Although TNA publish Annual Reclosure Reports, these do not reveal the full extent of the records being removed from public access. Not only do they fail to provide details of the individual records reclosed (referring only to reclosure decisions at series level), they also neglect to include information about records that have been placed (or remain) AUR. Given that a recent FOIA request revealed that, as of November 2023, there were more than 23000 documents designated AUR (and that more than 600 had been withdrawn during 2023), there is a clear lack of openness and transparency about the full impact of TNA’s  Reclosure Policy on public access. Moreover, the rate of reclosures since 2012, and the very high proportion of these being initiated by TNA staff, suggests a deliberate and systematic internal administrative process is being used to deprive current and future researchers of access to records that were readily available to their predecessors.

My research into TNA’s Reclosure Policy has revealed several areas of concern. Firstly, the Reclosure Panel is composed entirely of TNA staff and operates without any external scrutiny. Furthermore, since 2020, the Reclosure Panel’s decisions no longer require Executive Board approval. In addition, virtually all reclosure decisions rely on exemptions to the FOIA, despite it being unclear if Parliament intended for these to be applied retrospectively to records that have already been publicly accessible for many years. Moreover, my research has revealed that the vast majority of reclosure decisions rely on exemptions under Section 40 (Personal Data) and Section 38 (Health and Safety). The application of these exemptions is, however, hugely problematic.

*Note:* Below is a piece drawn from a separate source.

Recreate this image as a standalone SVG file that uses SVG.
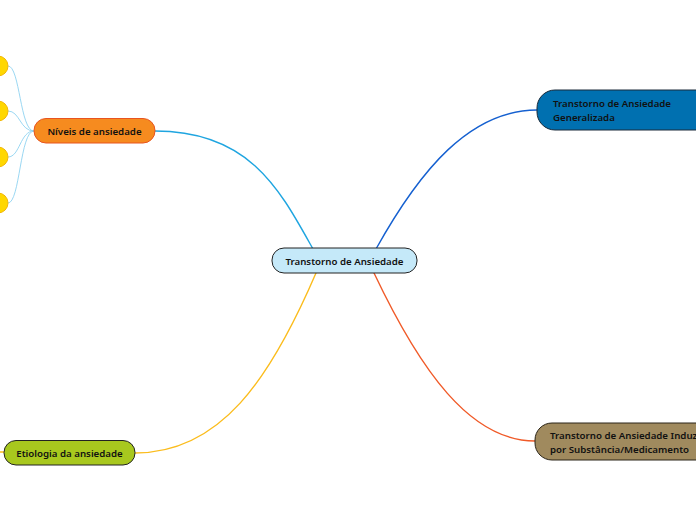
<svg xmlns="http://www.w3.org/2000/svg" width="696" height="520" viewBox="0 0 696 520">
<style>
.t{font-family:"Noto Sans","Open Sans","Liberation Sans",sans-serif;font-size:9.7px;font-weight:600;fill:#111}
.c{fill:none;stroke-linecap:round}
.leaf{fill:#ffd700;stroke:#f2b705;stroke-width:1}
</style>
<rect width="696" height="520" fill="#fff"/>
<g id="connectors">
<path class="c" d="M155,131 C250,131 280,190 313,249" stroke="#1fa5e0" stroke-width="1.4"/>
<path class="c" d="M376,249 C420,170 470,110 537,110" stroke="#1560d0" stroke-width="1.4"/>
<path class="c" d="M374,273 C420,370 470,441 535,441" stroke="#f05a28" stroke-width="1.4"/>
<path class="c" d="M316,273 C270,380 220,453 135,453" stroke="#fbbc1c" stroke-width="1.4"/>
<path class="c" d="M0,452 L4,452" stroke="#fbbc1c" stroke-width="1.4"/>
<g stroke="#8fd3f0" stroke-width="0.9" fill="none">
<path d="M34,131 C20,131 20,66 8,66"/>
<path d="M34,131 C20,131 20,111 8,111"/>
<path d="M34,131 C20,131 20,157 8,157"/>
<path d="M34,131 C20,131 20,203 8,203"/>
</g>
</g>
<g id="leaf1"><circle class="leaf" cx="-2" cy="66" r="10"/></g>
<g id="leaf2"><circle class="leaf" cx="-2" cy="111" r="10"/></g>
<g id="leaf3"><circle class="leaf" cx="-2" cy="157" r="10"/></g>
<g id="leaf4"><circle class="leaf" cx="-2" cy="203" r="10"/></g>
<g id="center">
<rect x="272" y="248" width="145" height="25" rx="12" fill="#c5e9f9" stroke="#222" stroke-width="1"/>
<text class="t" x="344.5" y="264.5" text-anchor="middle">Transtorno de Ansiedade</text>
</g>
<g id="niveis">
<rect x="34" y="118.5" width="121" height="24.5" rx="12" fill="#f68b1f" stroke="#e8541f" stroke-width="1"/>
<text class="t" x="94.5" y="134.5" text-anchor="middle">Níveis de ansiedade</text>
</g>
<g id="generalizada">
<rect x="537" y="90" width="180" height="40" rx="18" fill="#0070b0" stroke="#1a2a3a" stroke-width="1"/>
<text class="t" x="553" y="107">Transtorno de Ansiedade</text>
<text class="t" x="553" y="121">Generalizada</text>
</g>
<g id="substancia">
<rect x="535" y="423" width="180" height="37" rx="17" fill="#a08a5e" stroke="#2a2418" stroke-width="1"/>
<text class="t" x="550" y="439">Transtorno de Ansiedade Induz</text>
<text class="t" x="550" y="453">por Substância/Medicamento</text>
</g>
<g id="etiologia">
<rect x="4" y="440.5" width="131" height="24.5" rx="12" fill="#a8c81e" stroke="#222" stroke-width="1"/>
<text class="t" x="69.5" y="456.5" text-anchor="middle">Etiologia da ansiedade</text>
</g>
</svg>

For example, a series of FOIA requests relating to the reclosure of several records concerning a criminal trial from 1935 revealed that a Section 40 exemption had been applied to protect the personal data of the defendant’s only child, who was presumed to be still living. However, having made successful FOIA requests for access to these records (on the grounds that the defendant’s child had died in 2006 - sixteen years before the records were reclosed), I found that the only personal data relating to this person was already in the public domain due to extensive newspaper coverage of the trial.

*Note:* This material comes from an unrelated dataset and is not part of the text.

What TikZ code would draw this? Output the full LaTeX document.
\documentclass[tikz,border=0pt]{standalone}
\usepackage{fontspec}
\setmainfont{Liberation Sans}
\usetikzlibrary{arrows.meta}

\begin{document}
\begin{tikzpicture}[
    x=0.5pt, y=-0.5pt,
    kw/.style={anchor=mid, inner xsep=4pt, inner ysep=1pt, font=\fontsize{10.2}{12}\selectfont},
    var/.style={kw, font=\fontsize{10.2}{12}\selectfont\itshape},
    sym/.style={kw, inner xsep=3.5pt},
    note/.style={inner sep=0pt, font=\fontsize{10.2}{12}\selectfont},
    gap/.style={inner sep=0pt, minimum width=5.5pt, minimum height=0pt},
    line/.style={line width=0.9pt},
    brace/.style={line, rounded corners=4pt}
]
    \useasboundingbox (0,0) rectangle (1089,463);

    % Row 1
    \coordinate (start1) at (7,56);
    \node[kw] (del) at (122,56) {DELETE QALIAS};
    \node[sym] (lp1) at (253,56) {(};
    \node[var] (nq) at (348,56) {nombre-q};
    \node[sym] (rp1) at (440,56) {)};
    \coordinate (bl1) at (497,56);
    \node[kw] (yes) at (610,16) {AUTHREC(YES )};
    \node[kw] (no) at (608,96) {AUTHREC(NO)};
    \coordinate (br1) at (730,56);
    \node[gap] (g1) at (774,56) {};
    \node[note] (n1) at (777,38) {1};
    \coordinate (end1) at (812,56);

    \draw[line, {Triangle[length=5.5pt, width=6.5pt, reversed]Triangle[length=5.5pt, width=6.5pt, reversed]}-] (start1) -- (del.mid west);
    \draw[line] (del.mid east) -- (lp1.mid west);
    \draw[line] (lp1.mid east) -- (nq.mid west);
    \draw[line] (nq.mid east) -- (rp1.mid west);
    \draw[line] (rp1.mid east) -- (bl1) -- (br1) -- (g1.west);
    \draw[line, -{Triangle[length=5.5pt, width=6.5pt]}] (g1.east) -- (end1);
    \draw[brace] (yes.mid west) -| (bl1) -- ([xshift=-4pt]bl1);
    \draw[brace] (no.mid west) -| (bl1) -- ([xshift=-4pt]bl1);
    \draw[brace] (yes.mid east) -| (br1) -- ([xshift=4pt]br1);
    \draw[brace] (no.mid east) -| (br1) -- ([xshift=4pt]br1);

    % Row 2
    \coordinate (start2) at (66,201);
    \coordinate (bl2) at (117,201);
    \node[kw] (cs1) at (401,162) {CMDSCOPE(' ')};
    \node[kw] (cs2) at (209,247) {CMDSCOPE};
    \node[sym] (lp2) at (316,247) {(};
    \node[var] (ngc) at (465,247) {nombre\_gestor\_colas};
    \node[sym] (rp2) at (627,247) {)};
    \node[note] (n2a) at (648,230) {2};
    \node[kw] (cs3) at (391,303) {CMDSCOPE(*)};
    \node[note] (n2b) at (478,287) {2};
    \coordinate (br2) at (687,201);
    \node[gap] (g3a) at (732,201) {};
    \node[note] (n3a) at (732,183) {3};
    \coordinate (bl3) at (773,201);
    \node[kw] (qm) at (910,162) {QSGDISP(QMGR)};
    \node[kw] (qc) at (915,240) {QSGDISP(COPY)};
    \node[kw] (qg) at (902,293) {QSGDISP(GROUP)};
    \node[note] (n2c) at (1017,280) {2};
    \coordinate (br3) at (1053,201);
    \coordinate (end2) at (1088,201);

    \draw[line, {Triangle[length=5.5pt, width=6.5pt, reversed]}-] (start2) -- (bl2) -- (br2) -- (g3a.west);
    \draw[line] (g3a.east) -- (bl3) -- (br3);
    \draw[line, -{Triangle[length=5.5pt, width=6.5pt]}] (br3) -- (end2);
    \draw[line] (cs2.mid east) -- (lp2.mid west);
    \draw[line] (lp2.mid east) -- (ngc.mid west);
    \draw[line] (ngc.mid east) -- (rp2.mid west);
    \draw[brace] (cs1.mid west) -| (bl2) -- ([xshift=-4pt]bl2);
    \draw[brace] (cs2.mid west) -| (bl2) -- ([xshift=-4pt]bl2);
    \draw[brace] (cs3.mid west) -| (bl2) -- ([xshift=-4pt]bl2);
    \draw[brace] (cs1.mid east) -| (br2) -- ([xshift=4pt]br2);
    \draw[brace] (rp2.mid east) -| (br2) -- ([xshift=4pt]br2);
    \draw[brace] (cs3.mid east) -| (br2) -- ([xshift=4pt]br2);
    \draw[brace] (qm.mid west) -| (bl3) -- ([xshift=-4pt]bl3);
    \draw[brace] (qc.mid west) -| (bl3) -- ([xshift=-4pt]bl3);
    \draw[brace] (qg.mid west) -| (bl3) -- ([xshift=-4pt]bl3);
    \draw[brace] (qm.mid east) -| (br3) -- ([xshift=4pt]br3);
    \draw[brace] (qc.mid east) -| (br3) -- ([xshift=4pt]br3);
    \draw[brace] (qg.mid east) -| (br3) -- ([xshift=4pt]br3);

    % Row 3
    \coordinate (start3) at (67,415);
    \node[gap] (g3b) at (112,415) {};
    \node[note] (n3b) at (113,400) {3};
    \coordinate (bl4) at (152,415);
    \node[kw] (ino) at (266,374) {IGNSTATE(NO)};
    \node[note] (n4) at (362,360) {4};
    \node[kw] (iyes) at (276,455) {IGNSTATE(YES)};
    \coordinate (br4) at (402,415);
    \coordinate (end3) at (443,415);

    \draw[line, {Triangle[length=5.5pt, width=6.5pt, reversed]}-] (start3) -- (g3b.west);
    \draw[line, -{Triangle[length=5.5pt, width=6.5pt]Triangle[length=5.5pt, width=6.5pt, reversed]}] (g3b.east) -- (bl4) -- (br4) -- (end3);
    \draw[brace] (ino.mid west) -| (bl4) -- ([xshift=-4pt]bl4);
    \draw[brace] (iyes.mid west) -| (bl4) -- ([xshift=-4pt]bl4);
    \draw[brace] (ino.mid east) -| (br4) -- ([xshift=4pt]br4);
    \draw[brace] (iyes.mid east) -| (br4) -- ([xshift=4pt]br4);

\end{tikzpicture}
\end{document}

Furthermore, TNA do not appear to have considered that the General Data Protection Regulations (GDPR) underpinning Section 40 includes exemptions that permit the processing of personal data for the purposes of academic research, literary works, and journalism. In addition, the Information Commissioner’s Office guidance is clear that GDPR does not apply to personal data already in the public domain including, one presumes, data on living individuals that can be easily obtained using either of the on-line genealogical services to which TNA itself subscribes.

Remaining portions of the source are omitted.